No one could deny, for example, that the remarkable height of the Tower, which was undoubtedly its most striking and brilliant achievement, was itself a cause for concern, since those who lived on the plain below couldn’t possibly climb to the top within the short space of a lifetime. Inhabitants of the city or the surrounding countryside could at best begin the upward journey, without the slightest hope of nearing the end. Otherwise they could do nothing but remain where they were and wait impatiently for news to reach them from above. Even those who had taken up residence in the Tower could in no way be assured of success—many were now too old for climbing, others lived too far from the top, while still others, though vigorous and within reach, had lost their early fervor and chose not to continue the arduous ascent.

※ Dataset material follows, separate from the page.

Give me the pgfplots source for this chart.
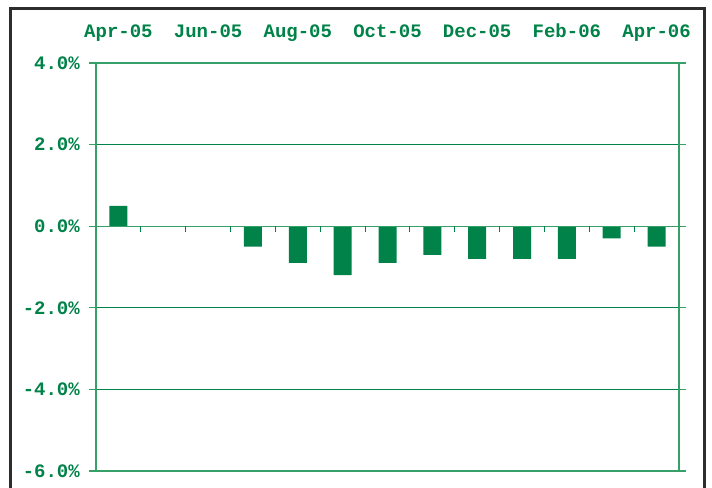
\documentclass[border=0pt]{standalone}
\usepackage{fontspec}
\setmonofont{Liberation Mono}
\usepackage{pgfplots}
\pgfplotsset{compat=1.18}
\definecolor{grn}{RGB}{0,130,72}
\definecolor{grnl}{RGB}{55,160,105}
\definecolor{framec}{RGB}{45,45,45}
\begin{document}
\begin{tikzpicture}
\useasboundingbox (0,0) rectangle (712bp,488bp);
\clip (0,0) rectangle (712bp,488bp);
\draw[framec, line width=2.7bp] (10.7bp,-20bp) rectangle (704.7bp,479.3bp);
\begin{axis}[at={(96bp,17bp)}, anchor=south west, scale only axis,
  width=583bp, height=408bp,
  xmin=-0.5, xmax=12.5, ymin=-6, ymax=4,
  axis line style={grnl, line width=1.2bp},
  ytick={-6,-4,...,4}, yticklabels={-6.0\%,-4.0\%,-2.0\%,0.0\%,2.0\%,4.0\%},
  xtick={0,2,...,12}, xticklabels={Apr-05,Jun-05,Aug-05,Oct-05,Dec-05,Feb-06,Apr-06},
  xticklabel pos=upper,
  x tick style={draw=none},
  y tick style={grnl, line width=1.2bp},
  tick align=outside, major tick length=7bp,
  ymajorgrids, grid style={grn, line width=1.2bp},
  ticklabel style={font=\fontsize{19bp}{22bp}\ttfamily\bfseries, text=grn},
  yticklabel style={anchor=east, inner sep=0pt, xshift=-9bp},
  xticklabel style={anchor=base, inner sep=0pt, yshift=18bp},
]
\addplot[ybar, bar width=18bp, fill=grn, draw=none] coordinates {
(0,0.5) (1,0) (2,0) (3,-0.5) (4,-0.9) (5,-1.2) (6,-0.9) (7,-0.7) (8,-0.8) (9,-0.8) (10,-0.8) (11,-0.3) (12,-0.5)};
\draw[grnl, line width=1.2bp] (axis cs:-0.5,0) -- (axis cs:12.5,0);
\pgfplotsinvokeforeach{0.5,1.5,...,11.5}{\draw[grn, line width=0.9bp] (axis cs:#1,0) -- ([yshift=-6bp]axis cs:#1,0);}
\end{axis}
\end{tikzpicture}
\end{document}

It was soon clear that only a small number of devout pilgrims were likely to arrive at the ultimate destination, in addition of course to the company of workers who had completed the final stages of the Tower and were in fact the first to enter the domain of heaven. But the workers were slaves, trained by masons to lay brick upon fire-baked brick on a coating of bitumen, and otherwise uneducated, superstitious, and unreliable. It came as no surprise that their reports were unsatisfactory, especially since their words were passed down from person to person, sometimes shouted at a distance or repeated by a half-drunk servant, and thus hardly more trustworthy than an outright lie. Those living on the plain heard of a brightness, a radiance, a luminous whiteness, but it wasn’t clear what the first visitors actually saw, if indeed they saw anything, although one report, greeted with a mixture of eagerness and distrust, spoke of streets paved with emeralds and gold.